SET PROBLEM: Please find all lines in the data that hold the string "with" and copy them.

PROVIDED MATERIAL:
● ● ● ●
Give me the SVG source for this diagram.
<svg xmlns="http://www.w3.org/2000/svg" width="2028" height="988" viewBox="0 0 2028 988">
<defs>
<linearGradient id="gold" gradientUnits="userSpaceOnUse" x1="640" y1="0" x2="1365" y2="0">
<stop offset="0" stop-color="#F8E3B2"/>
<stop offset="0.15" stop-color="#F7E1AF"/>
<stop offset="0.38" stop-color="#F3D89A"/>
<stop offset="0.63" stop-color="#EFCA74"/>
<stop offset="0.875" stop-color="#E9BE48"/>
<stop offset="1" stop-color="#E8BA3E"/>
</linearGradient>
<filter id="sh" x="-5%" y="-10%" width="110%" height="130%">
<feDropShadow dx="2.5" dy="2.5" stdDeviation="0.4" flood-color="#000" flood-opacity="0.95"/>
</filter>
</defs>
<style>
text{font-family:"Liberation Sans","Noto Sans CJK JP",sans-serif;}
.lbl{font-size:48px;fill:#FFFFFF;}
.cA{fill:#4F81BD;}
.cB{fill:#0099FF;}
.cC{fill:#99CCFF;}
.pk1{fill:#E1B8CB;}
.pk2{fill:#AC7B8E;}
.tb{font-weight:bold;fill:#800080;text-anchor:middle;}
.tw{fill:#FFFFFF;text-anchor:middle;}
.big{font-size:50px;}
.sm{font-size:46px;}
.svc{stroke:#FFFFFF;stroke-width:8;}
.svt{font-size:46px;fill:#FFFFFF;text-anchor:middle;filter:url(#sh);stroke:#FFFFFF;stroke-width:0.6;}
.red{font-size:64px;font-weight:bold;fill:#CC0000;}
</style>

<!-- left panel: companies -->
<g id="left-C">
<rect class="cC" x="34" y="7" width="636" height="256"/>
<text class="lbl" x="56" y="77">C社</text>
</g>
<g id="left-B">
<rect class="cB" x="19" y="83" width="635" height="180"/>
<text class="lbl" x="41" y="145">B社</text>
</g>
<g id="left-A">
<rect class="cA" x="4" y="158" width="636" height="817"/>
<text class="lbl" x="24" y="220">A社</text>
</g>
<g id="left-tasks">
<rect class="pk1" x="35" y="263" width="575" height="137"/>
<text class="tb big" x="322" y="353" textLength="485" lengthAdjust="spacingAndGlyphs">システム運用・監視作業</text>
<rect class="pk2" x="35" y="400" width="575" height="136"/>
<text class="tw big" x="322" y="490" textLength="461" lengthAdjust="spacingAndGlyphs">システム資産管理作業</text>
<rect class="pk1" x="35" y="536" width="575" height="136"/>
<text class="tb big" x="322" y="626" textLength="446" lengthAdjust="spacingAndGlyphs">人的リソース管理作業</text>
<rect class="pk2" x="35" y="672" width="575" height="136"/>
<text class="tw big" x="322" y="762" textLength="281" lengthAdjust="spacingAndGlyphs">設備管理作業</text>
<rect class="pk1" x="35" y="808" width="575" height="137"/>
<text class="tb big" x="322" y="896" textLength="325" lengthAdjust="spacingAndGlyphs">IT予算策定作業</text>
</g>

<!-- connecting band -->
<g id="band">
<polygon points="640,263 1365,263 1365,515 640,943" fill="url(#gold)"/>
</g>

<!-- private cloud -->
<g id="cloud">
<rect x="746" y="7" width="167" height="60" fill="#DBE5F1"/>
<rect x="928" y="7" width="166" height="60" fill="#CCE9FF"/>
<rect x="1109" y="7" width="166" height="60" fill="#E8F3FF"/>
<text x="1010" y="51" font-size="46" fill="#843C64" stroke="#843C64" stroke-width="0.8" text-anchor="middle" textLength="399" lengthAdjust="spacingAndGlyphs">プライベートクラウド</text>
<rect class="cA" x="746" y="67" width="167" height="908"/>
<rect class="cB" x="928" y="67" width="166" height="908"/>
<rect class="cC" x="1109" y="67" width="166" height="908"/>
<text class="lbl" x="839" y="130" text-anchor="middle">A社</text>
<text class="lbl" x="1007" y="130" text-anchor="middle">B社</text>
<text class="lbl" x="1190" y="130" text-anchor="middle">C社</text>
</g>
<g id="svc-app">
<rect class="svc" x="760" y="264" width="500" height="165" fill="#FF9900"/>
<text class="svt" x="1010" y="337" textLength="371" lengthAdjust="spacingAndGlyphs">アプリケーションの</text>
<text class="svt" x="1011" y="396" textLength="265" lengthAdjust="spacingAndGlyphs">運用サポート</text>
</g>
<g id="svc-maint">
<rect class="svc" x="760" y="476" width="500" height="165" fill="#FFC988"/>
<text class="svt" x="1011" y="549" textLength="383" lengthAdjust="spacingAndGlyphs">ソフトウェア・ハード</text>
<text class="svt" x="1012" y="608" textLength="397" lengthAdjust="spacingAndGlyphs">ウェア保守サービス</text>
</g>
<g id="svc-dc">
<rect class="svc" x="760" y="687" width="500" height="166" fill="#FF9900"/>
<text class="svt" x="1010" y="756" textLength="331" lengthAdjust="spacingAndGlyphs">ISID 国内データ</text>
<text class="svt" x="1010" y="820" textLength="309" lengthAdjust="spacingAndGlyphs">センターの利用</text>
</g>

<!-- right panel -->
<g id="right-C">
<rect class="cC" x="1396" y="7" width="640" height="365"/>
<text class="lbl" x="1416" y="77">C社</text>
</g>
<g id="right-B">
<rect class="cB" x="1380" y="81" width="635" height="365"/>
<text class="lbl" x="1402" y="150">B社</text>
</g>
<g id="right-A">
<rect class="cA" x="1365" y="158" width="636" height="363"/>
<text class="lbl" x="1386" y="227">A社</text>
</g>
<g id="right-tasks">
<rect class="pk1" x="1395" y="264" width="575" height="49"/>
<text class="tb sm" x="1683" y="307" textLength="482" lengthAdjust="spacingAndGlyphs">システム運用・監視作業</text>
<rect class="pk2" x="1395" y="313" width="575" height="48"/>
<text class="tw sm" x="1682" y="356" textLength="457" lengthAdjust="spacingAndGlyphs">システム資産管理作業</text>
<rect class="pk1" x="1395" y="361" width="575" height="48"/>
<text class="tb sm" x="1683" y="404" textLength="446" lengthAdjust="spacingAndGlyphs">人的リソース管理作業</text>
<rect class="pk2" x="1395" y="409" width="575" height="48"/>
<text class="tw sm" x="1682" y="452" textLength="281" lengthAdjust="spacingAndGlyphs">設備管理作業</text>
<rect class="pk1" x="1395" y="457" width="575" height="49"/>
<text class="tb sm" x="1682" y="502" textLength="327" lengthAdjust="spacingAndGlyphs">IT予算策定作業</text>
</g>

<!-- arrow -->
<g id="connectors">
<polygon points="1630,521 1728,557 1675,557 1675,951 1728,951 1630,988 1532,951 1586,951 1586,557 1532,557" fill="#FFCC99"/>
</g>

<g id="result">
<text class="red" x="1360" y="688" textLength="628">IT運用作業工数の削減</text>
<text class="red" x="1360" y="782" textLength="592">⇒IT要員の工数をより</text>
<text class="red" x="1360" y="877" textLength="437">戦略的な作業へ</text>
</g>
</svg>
● ● ● ●
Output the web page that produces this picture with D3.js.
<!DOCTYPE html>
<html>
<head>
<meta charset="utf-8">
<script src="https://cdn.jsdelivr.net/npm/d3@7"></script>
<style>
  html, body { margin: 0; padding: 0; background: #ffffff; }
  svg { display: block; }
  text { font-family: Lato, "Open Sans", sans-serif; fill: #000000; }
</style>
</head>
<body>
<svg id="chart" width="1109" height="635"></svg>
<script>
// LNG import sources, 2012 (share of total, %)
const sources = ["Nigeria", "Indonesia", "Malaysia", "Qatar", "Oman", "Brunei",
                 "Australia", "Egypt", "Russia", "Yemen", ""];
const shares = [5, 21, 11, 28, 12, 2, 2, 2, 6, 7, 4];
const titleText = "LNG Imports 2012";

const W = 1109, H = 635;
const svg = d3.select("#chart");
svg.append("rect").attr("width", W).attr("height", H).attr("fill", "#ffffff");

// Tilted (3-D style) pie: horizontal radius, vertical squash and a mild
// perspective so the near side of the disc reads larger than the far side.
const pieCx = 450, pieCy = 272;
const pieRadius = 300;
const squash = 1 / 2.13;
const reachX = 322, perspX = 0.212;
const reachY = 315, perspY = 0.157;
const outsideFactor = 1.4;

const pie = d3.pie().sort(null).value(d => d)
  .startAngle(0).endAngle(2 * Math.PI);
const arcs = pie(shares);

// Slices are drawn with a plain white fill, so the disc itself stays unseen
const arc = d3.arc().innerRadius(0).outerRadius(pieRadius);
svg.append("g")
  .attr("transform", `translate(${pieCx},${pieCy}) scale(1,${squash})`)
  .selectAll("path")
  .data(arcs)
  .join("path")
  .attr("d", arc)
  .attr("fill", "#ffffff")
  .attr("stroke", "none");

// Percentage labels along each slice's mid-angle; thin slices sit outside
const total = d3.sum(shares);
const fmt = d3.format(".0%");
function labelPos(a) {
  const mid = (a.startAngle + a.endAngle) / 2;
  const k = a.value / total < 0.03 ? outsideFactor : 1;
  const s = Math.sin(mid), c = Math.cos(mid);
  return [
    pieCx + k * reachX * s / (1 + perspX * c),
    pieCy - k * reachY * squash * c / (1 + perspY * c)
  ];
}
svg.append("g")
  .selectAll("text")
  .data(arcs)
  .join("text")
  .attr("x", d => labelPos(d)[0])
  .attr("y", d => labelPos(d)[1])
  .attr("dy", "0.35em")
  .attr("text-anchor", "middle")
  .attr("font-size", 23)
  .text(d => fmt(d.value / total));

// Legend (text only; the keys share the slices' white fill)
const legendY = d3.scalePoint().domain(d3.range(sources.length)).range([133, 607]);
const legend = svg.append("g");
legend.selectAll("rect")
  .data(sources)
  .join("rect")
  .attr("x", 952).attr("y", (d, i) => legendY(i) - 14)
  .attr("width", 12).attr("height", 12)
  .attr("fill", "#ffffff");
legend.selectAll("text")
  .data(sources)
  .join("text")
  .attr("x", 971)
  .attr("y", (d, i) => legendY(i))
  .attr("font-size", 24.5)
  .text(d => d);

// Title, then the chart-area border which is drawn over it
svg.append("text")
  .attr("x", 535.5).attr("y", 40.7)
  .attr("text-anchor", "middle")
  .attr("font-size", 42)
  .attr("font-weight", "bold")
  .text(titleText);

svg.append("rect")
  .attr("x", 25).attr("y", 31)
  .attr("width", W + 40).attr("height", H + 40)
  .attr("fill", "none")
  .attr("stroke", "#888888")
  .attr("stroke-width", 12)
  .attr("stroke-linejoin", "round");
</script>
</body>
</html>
● ● ● ●
RESPONSE TO THE TASK:
Output the web page that produces this picture with D3.js.
// Slices are drawn with a plain white fill, so the disc itself stays unseen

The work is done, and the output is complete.